If you're building a minimalist portfolio and struggling to find a heading font that complements Quicksand without stealing the spotlight, pairing it with a classic serif typeface is one of the most reliable solutions available. Quicksand paired with serif headings for minimalist portfolio sites creates a visual rhythm that feels both contemporary and grounded exactly the balance most designers need when presenting their work.

What Makes Quicksand and Serif Headings Work Together?

Quicksand is a geometric sans-serif with rounded terminals and generous letter spacing. On its own, it reads as friendly and modern. However, using it for both headings and body text can flatten a layout, making everything feel equally weighted with no clear hierarchy.

A serif heading font think Playfair Display, Lora, or DM Serif Display introduces contrast through thick-thin stroke variation and sharper details. This contrast gives the eye a clear entry point. The heading draws attention; Quicksand handles the supporting text without competing.

This pairing works particularly well when your portfolio prioritizes content over decoration. If your projects speak through strong visuals and concise descriptions, a restrained typographic system lets the work remain the focus.

When Should You Choose This Pairing Over Other Options?

This combination suits portfolios in editorial design, photography, architecture, and fine art disciplines where a sense of refinement matters. If your brand voice leans toward understated confidence rather than bold experimentation, Quicksand with serif headings communicates that clearly.

It also performs well on single-page portfolio layouts where limited content means every typographic decision carries more weight. With fewer elements on screen, the heading-to-body contrast becomes a central design feature rather than a background detail.

How Do You Adjust This Pairing to Fit Your Specific Project?

The right combination depends on a few variables that are unique to each portfolio:

  • Brand personality: A luxury-leaning photographer might choose Playfair Display for its elegance. A UX designer with a friendly tone might prefer Lora for its warmth.
  • Content volume: Portfolios with long case studies benefit from a serif that remains readable at smaller sizes. Minimal project pages can handle more decorative serif options.
  • Audience expectations: Corporate clients respond well to conservative type pairings. Creative agency audiences are more tolerant of expressive choices.
  • Device priority: If most visitors browse on mobile, ensure the serif heading renders crisply at smaller screen widths. Some serifs lose clarity below 20px.

What Technical Details Should You Get Right?

Sizing and Weight

Set your serif headings at least 1.8x–2.5x the body text size. Quicksand at 16px pairs well with serif headings between 32px and 48px. Use a medium or bold weight for Quicksand body text its thin weight can feel weak on screens with lower contrast.

Line Height and Spacing

Quicksand's rounded geometry already feels airy, so avoid excessive line height in body text. A value of 1.6 works for most cases. For serif headings, tighten line height to 1.1–1.2 and consider reducing letter spacing slightly to counterbalance Quicksand's open character.

Color and Contrast

Avoid pure black (#000) for body text with this pairing. A dark charcoal like #2d2d2d or #333333 softens the overall reading experience and matches Quicksand's approachable feel. Serif headings can handle darker values or even accent colors if your brand supports it.

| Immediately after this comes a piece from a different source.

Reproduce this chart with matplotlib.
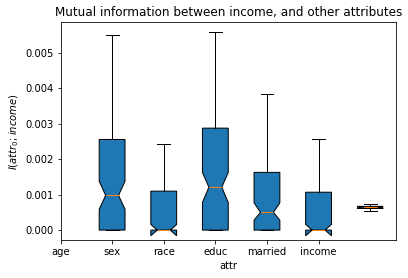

Common Mistakes and How to Fix Them

  • Using too many font weights: Stick to 2–3 weights total across both fonts. Excessive variation creates noise instead of hierarchy.
  • Ignoring load performance: Each font file adds page weight. Use font-display: swap and subset your fonts to include only needed characters.
  • Setting both fonts at similar sizes: Without sufficient size contrast, the pairing loses its purpose. The heading must be unambiguously dominant.
  • Choosing a serif with too much personality: Ornamental serifs like Playfair Display work at large sizes but can feel overdone if overused. Limit them strictly to headings.

Quick Checklist Before You Launch

  1. Verify heading and body text create clear visual hierarchy at all breakpoints.
  2. Test font rendering on both macOS and Windows they render serifs differently.
  3. Confirm total font file size stays under 150KB for performance.
  4. Check that serif headings remain legible on mobile screens at your chosen size.
  5. Review the pairing with your portfolio content removed typography should hold up structurally on its own.

Quicksand paired with serif headings for minimalist portfolio sites is not a trend-dependent choice. It relies on fundamental typographic contrast, which means it will remain effective long after current design fads shift. Focus on getting the technical details right, and the pairing will serve your portfolio with quiet, lasting clarity.